Vorgestern saß ich abends mit einer Freundin im Café, in der Nähe der Hauptwache. Es wurde laut. Von Ferne hörten wir Geräusche wie aus einem Fußballstadion, Schreie, Schlachtengesänge. Je länger wir lauschten, desto deutlicher konnten wir einen Ruf heraushören: allahu akbar. Ich hatte gedacht, daß die geplante Kundgebung mit Pierre Vogel, einem Ex-Boxer und Islam-Konvertiten, von der Stadt verboten worden war. Pierre Vogel gehört zu den Salafisten, einer extremistischen und gefährlichen Ausprägung des Islam. Später erfuhr ich, daß das hessische Verwaltungsgericht das Verbot gekippt hatte. Der fanatische Prediger und seine Anhängerschaft durften sich auf dem Roßmarkt versammeln.

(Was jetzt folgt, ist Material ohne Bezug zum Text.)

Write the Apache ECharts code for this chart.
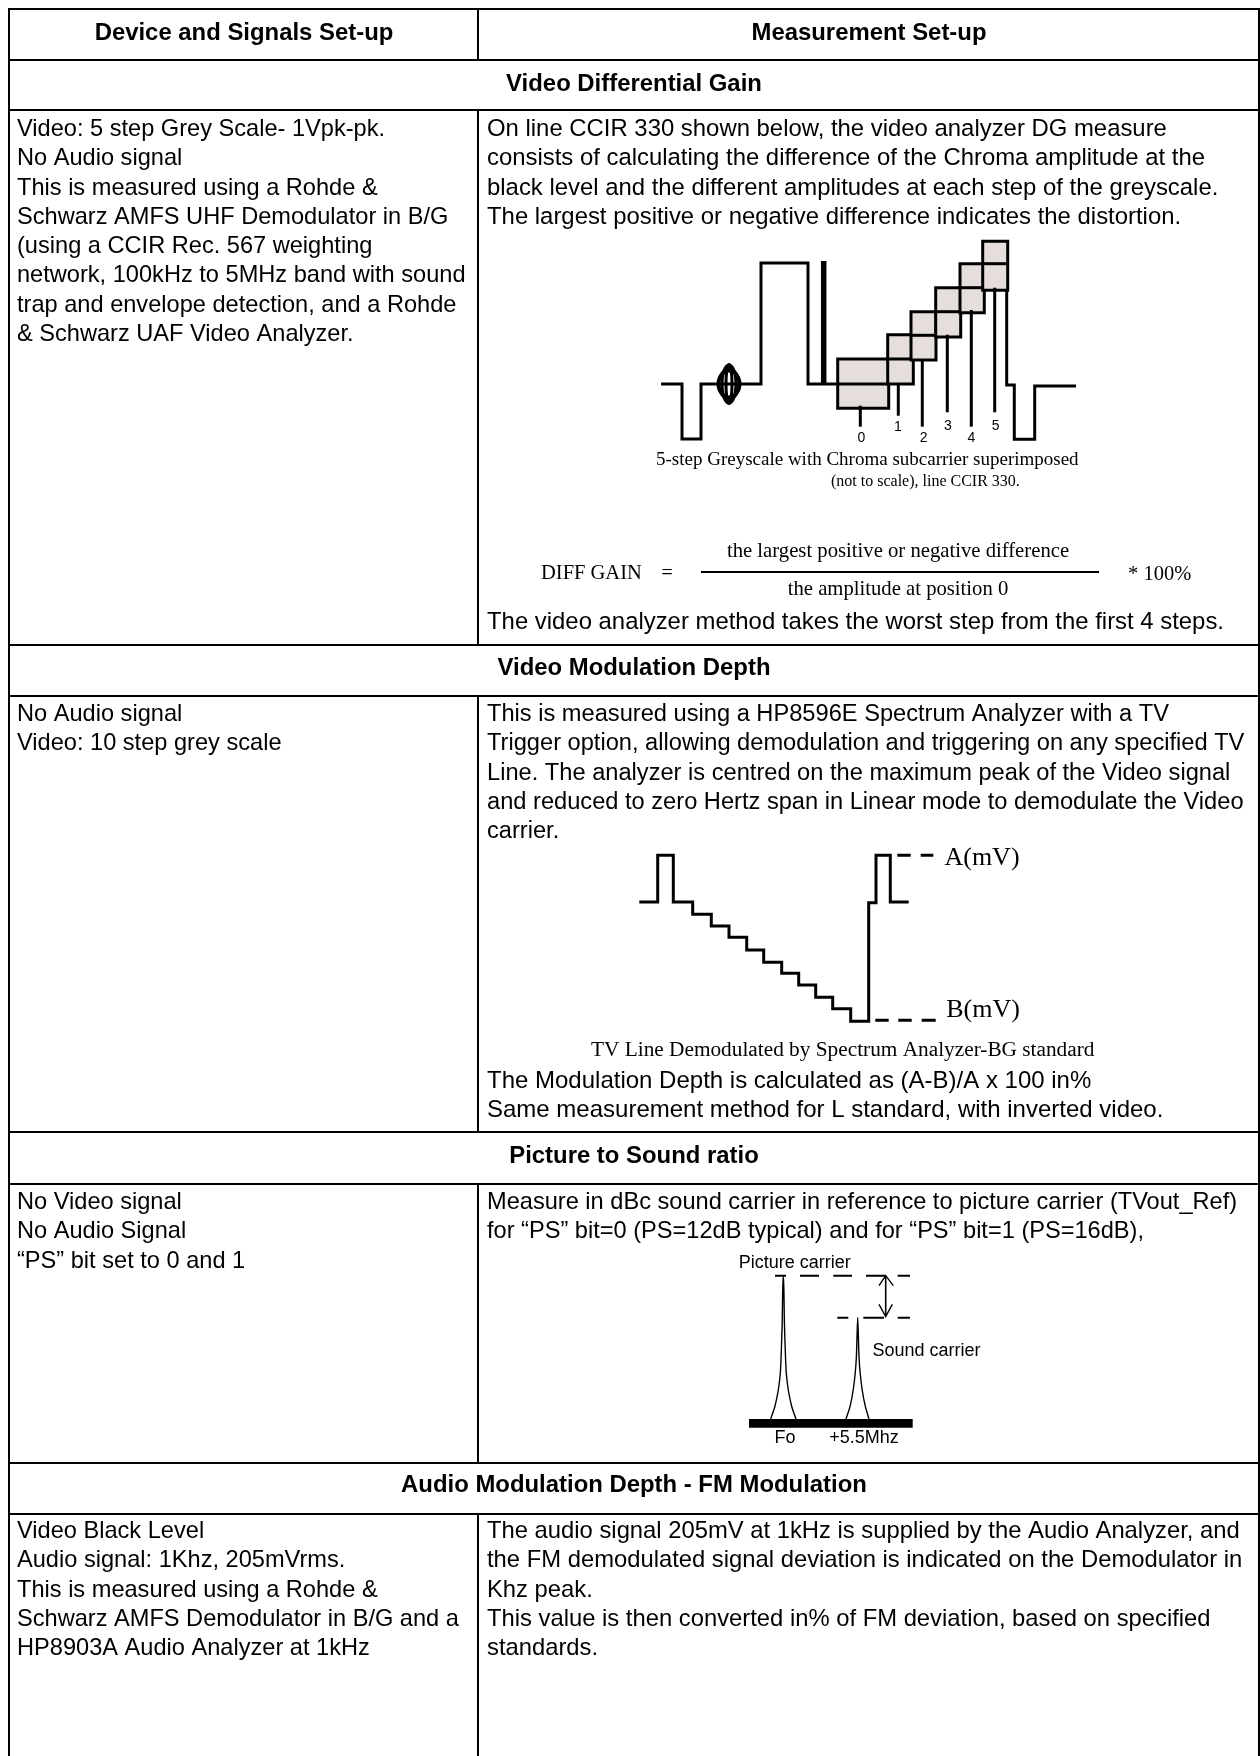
<!DOCTYPE html>
<html>
<head>
<meta charset="utf-8">
<title>Measurement set-up table</title>
<script src="https://cdn.jsdelivr.net/npm/echarts@6/dist/echarts.min.js"></script>
<style>
html, body { margin: 0; padding: 0; background: #fff; }
#chart-container { width: 1260px; height: 1756px; }
</style>
</head>
<body>
<div id="chart-container"></div>
<script>
// table text
const headers = ['Device and Signals Set-up', 'Measurement Set-up'];
const sections = ['Video Differential Gain', 'Video Modulation Depth', 'Picture to Sound ratio', 'Audio Modulation Depth - FM Modulation'];

const gainDevice = ['Video: 5 step Grey Scale- 1Vpk-pk.', 'No Audio signal', 'This is measured using a Rohde &', 'Schwarz AMFS UHF Demodulator in B/G', '(using a CCIR Rec. 567 weighting', 'network, 100kHz to 5MHz band with sound', 'trap and envelope detection, and a Rohde', '& Schwarz UAF Video Analyzer.'];
const gainMeasure = ['On line CCIR 330 shown below, the video analyzer DG measure', 'consists of calculating the difference of the Chroma amplitude at the', 'black level and the different amplitudes at each step of the greyscale.', 'The largest positive or negative difference indicates the distortion.'];
const gainNote = ['The video analyzer method takes the worst step from the first 4 steps.'];
const depthDevice = ['No Audio signal', 'Video: 10 step grey scale'];
const depthMeasure = ['This is measured using a HP8596E Spectrum Analyzer with a TV', 'Trigger option, allowing demodulation and triggering on any specified TV', 'Line. The analyzer is centred on the maximum peak of the Video signal', 'and reduced to zero Hertz span in Linear mode to demodulate the Video', 'carrier.'];
const depthNote = ['The Modulation Depth is calculated as (A-B)/A x 100 in%', 'Same measurement method for L standard, with inverted video.'];
const ratioDevice = ['No Video signal', 'No Audio Signal', '\u201CPS\u201D bit set to 0 and 1'];
const ratioMeasure = ['Measure in dBc sound carrier in reference to picture carrier (TVout_Ref)', 'for \u201CPS\u201D bit=0 (PS=12dB typical) and for \u201CPS\u201D bit=1 (PS=16dB),'];
const audioDevice = ['Video Black Level', 'Audio signal: 1Khz, 205mVrms.', 'This is measured using a Rohde &', 'Schwarz AMFS Demodulator in B/G and a', 'HP8903A Audio Analyzer at 1kHz'];
const audioMeasure = ['The audio signal 205mV at 1kHz is supplied by the Audio Analyzer, and', 'the FM demodulated signal deviation is indicated on the Demodulator in', 'Khz peak.', 'This value is then converted in% of FM deviation, based on specified', 'standards.'];

// greyscale diagram
const greyLeftTime = [11, 32, 32, 51, 51, 111, 111, 158, 158, 188];
const greyLeftLevel = [66, 66, 11, 11, 66, 66, 187, 187, 66, 66];
const greyRightTime = [356.7, 356.7, 364.3, 364.3, 384.7, 384.7, 426];
const greyRightLevel = [209, 65, 65, 10.7, 10.7, 64, 64];
const whiteBarTime = [173.7, 173.7];
const whiteBarLevel = [66, 189];
const burstCentre = [79, 66];
const stepStart = [187.7, 237.7, 261, 285.7, 310, 332.7];
const stepEnd = [238.7, 263.3, 286, 310.7, 334.3, 357.7];
const stepLow = [41.7, 66, 90, 113, 137.3, 159.7];
const stepHigh = [91, 115.3, 138.3, 162.3, 186.3, 208.7];
const stepMid = [66, 91, 114.7, 138.3, 162.3, 186.3];
const pointerTime = [210.3, 248.3, 272.3, 297.3, 321.3, 344.7];
const pointerTop = [44.3, 66, 90, 115.3, 140, 162.3];
const pointerEnd = [23.3, 34.3, 23.3, 37.7, 23.3, 37.7];
const stepNames = ['0', '1', '2', '3', '4', '5'];
const stepNameTime = [211.3, 248, 273.7, 298, 321.3, 345.7];
const stepNameLevel = [12.3, 23.3, 12.3, 24.3, 12.3, 24.3];

// TV line diagram
const tvTime = [9.3, 27.7, 43.3, 62.7, 81.3, 99, 116.7, 133.7, 151.7, 168.7, 185.7, 202.7, 220.7, 238.7, 246, 260.3, 278.7];
const tvLevel = [128, 174.7, 128, 115.7, 104, 92.7, 80, 67.7, 56.7, 45, 32.7, 21.3, 8.7, 127.3, 174.7, 128, 128];
const tvDashA = [[267.3, 280.7], [290.7, 303.3]];
const tvDashB = [[245.3, 258.7], [268.3, 281.7], [291.7, 305.7]];
const tvLevelA = 174.7;
const tvLevelB = 9.7;

// spectrum diagram
const floorRange = [9, 172.7];
const floorLevel = 6.7;
const picturePeakTime = [30.6, 34.8, 38.3, 40.3, 41.1, 42.2, 42.7, 43.3, 43.9, 44.4, 45.5, 46.3, 48.3, 51.8, 56];
const picturePeakLevel = [11, 23.3, 40, 56.7, 73.3, 106.7, 140, 154.3, 140, 106.7, 73.3, 56.7, 40, 23.3, 11];
const soundPeakTime = [106, 110, 113.2, 115.2, 116.4, 117.1, 117.7, 118.3, 119, 120.2, 122.2, 125.4, 129];
const soundPeakLevel = [11, 23.3, 40, 56.7, 73.3, 96, 112.5, 96, 73.3, 56.7, 40, 23.3, 11];
const pictureDash = [[35, 46], [60, 79], [93.3, 112], [126, 145.7], [157.7, 170]];
const soundDash = [[97.3, 108.3], [123.3, 144], [157.7, 170]];
const pictureLevel = 154.3;
const soundLevel = 112.3;
const arrowTime = 145.7;
const arrowTopWing = [[139, 144.3], [145.7, 154.3], [153.3, 144.3]];
const arrowLowWing = [[139, 125.7], [145.7, 113.5], [152.3, 125.7]];

const SANS = '"Liberation Sans", Arial, sans-serif';
const SERIF = '"Liberation Serif", "Times New Roman", serif';
const boldFont = 'bold 23.9px ' + SANS;
const LINE_H = 29.25;

function chartDisplay() {
    const chartDom = document.getElementById('chart-container');
    return echarts.init(chartDom, null, { renderer: 'canvas', width: 1260, height: 1756 });
}

function rule(x1, y1, x2, y2, lineWidth) {
    return { type: 'line', silent: true, shape: { x1, y1, x2, y2 }, style: { stroke: '#000', lineWidth: lineWidth || 2 } };
}

function text(str, x, y, font, align) {
    return { type: 'text', silent: true, style: { text: str, x, y, font, fill: '#000', align: align || 'left', verticalAlign: 'middle' } };
}

function block(lines, x, y, size) {
    return lines.map((l, i) => text(l, x, y + i * LINE_H, size + 'px ' + SANS));
}

function tableGraphics() {
    const g = [];
    const colX = 478;
    [9, 60, 110, 645, 696, 1132, 1184, 1463, 1514].forEach(y => g.push(rule(8, y, 1260, y)));
    g.push(rule(9, 8, 9, 1756));
    g.push(rule(1259, 8, 1259, 1756));
    [[9, 60], [110, 645], [696, 1132], [1184, 1463], [1514, 1756]].forEach(r => g.push(rule(colX, r[0], colX, r[1])));

    g.push(text(headers[0], 244, 33, boldFont, 'center'));
    g.push(text(headers[1], 869, 33, boldFont, 'center'));
    [84, 668.5, 1156.5, 1485.5].forEach((y, i) => g.push(text(sections[i], 634, y, boldFont, 'center')));

    g.push(...block(gainDevice, 17, 129.5, 23.6));
    g.push(...block(gainMeasure, 487, 129.5, 23.9));
    g.push(...block(gainNote, 487, 622.5, 23.9));
    g.push(...block(depthDevice, 17, 714.5, 23.6));
    g.push(...block(depthMeasure, 487, 714.5, 23.65));
    g.push(...block(depthNote, 487, 1081.5, 24));
    g.push(...block(ratioDevice, 17, 1202.5, 23.6));
    g.push(...block(ratioMeasure, 487, 1202.5, 23.6));
    g.push(...block(audioDevice, 17, 1531.5, 23.6));
    g.push(...block(audioMeasure, 487, 1531.5, 23.8));

    g.push(text('5-step Greyscale with Chroma subcarrier superimposed', 656, 460, '19px ' + SERIF));
    g.push(text('(not to scale), line CCIR 330.', 831, 482, '16px ' + SERIF));
    g.push(text('TV Line Demodulated by Spectrum Analyzer-BG standard', 591, 1050, '21.3px ' + SERIF));

    g.push(text('DIFF GAIN', 541, 574, '20.5px ' + SERIF));
    g.push(text('=', 667, 574, '20.5px ' + SERIF, 'center'));
    g.push(text('the largest positive or negative difference', 898, 552, '20.7px ' + SERIF, 'center'));
    g.push(text('the amplitude at position 0', 898, 590, '20.7px ' + SERIF, 'center'));
    g.push(text('* 100%', 1128, 575, '20.5px ' + SERIF));
    g.push(rule(701, 572, 1099, 572, 2));
    return g;
}

function zip(a, b) {
    return a.map((v, i) => [v, b[i]]);
}

function lineSeries(index, data, width, extra) {
    return Object.assign({
        type: 'line', xAxisIndex: index, yAxisIndex: index, data,
        symbol: 'none', silent: true, clip: false, animation: false,
        lineStyle: { color: '#000', width, cap: 'butt', join: 'miter' }
    }, extra || {});
}

function dashes(index, spans, level, width) {
    const data = [];
    spans.forEach(s => data.push([s[0], level], [s[1], level], [null, null]));
    return lineSeries(index, data, width);
}

function labelSeries(index, names, times, levels, font, size) {
    return {
        type: 'scatter', xAxisIndex: index, yAxisIndex: index, silent: true, animation: false,
        symbolSize: 0,
        itemStyle: { opacity: 1 },
        data: names.map((n, i) => ({ value: [times[i], levels[i]], name: n })),
        label: { show: true, position: 'inside', formatter: '{b}', color: '#000', fontFamily: font, fontSize: size }
    };
}

function renderStep(params, api) {
    const i = params.dataIndex;
    const a = api.coord([stepStart[i], stepHigh[i]]);
    const b = api.coord([stepEnd[i], stepLow[i]]);
    const m = api.coord([stepStart[i], stepMid[i]]);
    const style = { stroke: '#000', lineWidth: 3 };
    return {
        type: 'group',
        children: [
            { type: 'rect', shape: { x: a[0], y: a[1], width: b[0] - a[0], height: b[1] - a[1] }, style: { fill: '#e6dedd', stroke: '#000', lineWidth: 3 } },
            { type: 'line', shape: { x1: a[0], y1: m[1], x2: b[0], y2: m[1] }, style }
        ]
    };
}

function renderPointer(params, api) {
    const i = params.dataIndex;
    const a = api.coord([pointerTime[i], pointerTop[i]]);
    const b = api.coord([pointerTime[i], pointerEnd[i]]);
    return { type: 'line', shape: { x1: a[0], y1: a[1], x2: b[0], y2: b[1] }, style: { stroke: '#000', lineWidth: 3 } };
}

function renderBurst(params, api) {
    const c = api.coord(burstCentre);
    const rings = [[11, 13], [10, 15], [7, 19], [3, 19.5]];
    return {
        type: 'group',
        children: rings.map(r => ({
            type: 'ellipse',
            shape: { cx: c[0], cy: c[1], rx: r[0], ry: r[1] },
            style: { fill: 'none', stroke: '#000', lineWidth: 3 }
        }))
    };
}

function customSeries(index, count, renderItem, z) {
    return {
        type: 'custom', xAxisIndex: index, yAxisIndex: index, silent: true, animation: false, clip: false, z: z,
        data: stepNames.slice(0, count).map((n, i) => [i]),
        renderItem
    };
}

function hiddenX(index, max) {
    return { type: 'value', gridIndex: index, min: 0, max, show: false };
}

function hiddenY(index, min, max) {
    return { type: 'value', gridIndex: index, min, max, show: false };
}

const myChart = chartDisplay();
myChart.setOption({
    animation: false,
    backgroundColor: '#fff',
    graphic: { elements: tableGraphics() },
    grid: [
        { left: 650, top: 240, width: 440, height: 210 },
        { left: 630, top: 850, width: 400, height: 180 },
        { left: 740, top: 1260, width: 260, height: 180 }
    ],
    xAxis: [hiddenX(0, 440), hiddenX(1, 400), hiddenX(2, 260)],
    yAxis: [hiddenY(0, 0, 210), hiddenY(1, 0, 180), hiddenY(2, -10, 170)],
    series: [
        lineSeries(0, zip(greyLeftTime, greyLeftLevel), 3),
        lineSeries(0, zip(whiteBarTime, whiteBarLevel), 5.5),
        lineSeries(0, zip(greyRightTime, greyRightLevel), 3),
        customSeries(0, 1, renderBurst, 3),
        customSeries(0, stepStart.length, renderStep, 4),
        customSeries(0, pointerTime.length, renderPointer, 5),
        labelSeries(0, stepNames, stepNameTime, stepNameLevel, SANS, 14),

        lineSeries(1, zip(tvTime, tvLevel), 3, { step: 'end' }),
        dashes(1, tvDashA, tvLevelA, 3),
        dashes(1, tvDashB, tvLevelB, 3),
        labelSeries(1, ['A(mV)', 'B(mV)'], [352, 353], [172, 20], SERIF, 26),

        lineSeries(2, zip(floorRange, [floorLevel, floorLevel]), 8.7),
        lineSeries(2, zip(picturePeakTime, picturePeakLevel), 1.4, { smooth: 0.2 }),
        lineSeries(2, zip(soundPeakTime, soundPeakLevel), 1.4, { smooth: 0.2 }),
        dashes(2, pictureDash, pictureLevel, 2),
        dashes(2, soundDash, soundLevel, 2),
        lineSeries(2, [[arrowTime, pictureLevel], [arrowTime, 113.5]], 1.6),
        lineSeries(2, arrowTopWing, 1.4),
        lineSeries(2, arrowLowWing, 1.4),
        labelSeries(2, ['Picture carrier', 'Sound carrier', 'Fo', '+5.5Mhz'], [54.7, 186.5, 45, 124], [167.3, 79, -8, -8], SANS, 18)
    ]
});
</script>
</body>
</html>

Nach dem Essen wollten wir schauen, was in Frankfurt los war. Überall in den Straßen waren Polizeiautos. Als wir am Roßmarkt ankamen, hatte sich die Versammlung schon weitgehend aufgelöst. Dennoch bot sich auf dem Platz ein Bild, das mit der Modernität der hessischen Bankenstadt merkwürdig kontrastierte: Gruppen von Frauen im Tschador, die uns böse Blicke zuwarfen, bärtige Männer in weißen Gewändern. Es lag Aggressivität in der Luft. Die Menschen, die Frauen in Schwarz wirkten uniformiert, und mir kam der Gedanke, daß der Islam die Religion der Massengesellschaft ist. So wie das Christentum die Religion des bürgerlichen Individuums war, das mehr und mehr durch den Massenmenschen verdrängt wird. Dem Massenmenschen, gesteuert durch die Massenmedien und die Konsumbedürfnisse, die ihm immer wieder neu eingeflüstert werden, sind individualisierende Glaubenspraktiken wie das persönliche Gebet zu einem ihn liebenden Gott fremd. Auch der Islam kennt Derartiges nicht, er kennt nur eine ferne, unnahbare, unberechenbare Gottheit, dem sich alle zu unterwerfen haben, ohne Unterschied. Dieses in den schwarzen Tschador gehüllte Kollektiv ist die religiöse Gestalt der Massengesellschaft.
So gehört die Gefolgschaft des Ex-Boxers natürlich nicht dem untergehenden Bildungsbürgertum an. Später sagte ein Mann in einem Fernseh-Interview, unter den Zuhörern seien Hunderte Kriminelle gewesen, die durch den Islam zu anständigen Menschen geworden seien. Eine ältere Frau, die mit einem Schild allein in einer Ecke stand, noch lange nachdem sich die Gegendemonstration aufgelöst hatte, wurde von mehreren muslimischen Männern aggressiv angegangen. "Menschenrechte statt Scharia" stand auf ihrem Schild, eine Provokation für die Moslems. Die Frau bewies einen Mut, für den ich sie bewunderte. Ebenso ein junger Mann, ein Kroate?, der mit einem Rosenkranz in der Hand mitten auf dem Platz stand. Als ein bärtiger Mann ihm einen Flyer geben wollte, hielt er ihm den Rosenkranz entgegen, deutete auf den Flyer und sagte, sehr ruhig und gelassen: "Das brauche ich nicht."
Und mit diesem Satz machte er deutlich, woran es uns mangelt und was uns helfen könnte, die Ausbreitung des Islam in Deutschland zu verhindern: Mut und Überzeugung. Der Islam hätte keine Chance, wenn es mehr überzeugte Christen gäbe. Christen, die ihren Glauben nicht relativieren, sondern ihn weitergeben wollen. In dem Wissen, daß der Herr jeden retten will. Manchmal denke ich: Die Muslime wurden hierher geschickt, damit sie das Christentum kennenlernen können. Wir versagen und nehmen ihnen die Chance, Christus, der für uns heute am Karfreitag sein Blut vergossen hat, als ihren Erlöser anzunehmen.
Und die deutsche Gesellschaft glaubt immer noch, sie könnte den Islam mit den Verlockungen des Säkularismus neutralisieren. Doch wer gibt schon eine Religion für das Nichts auf?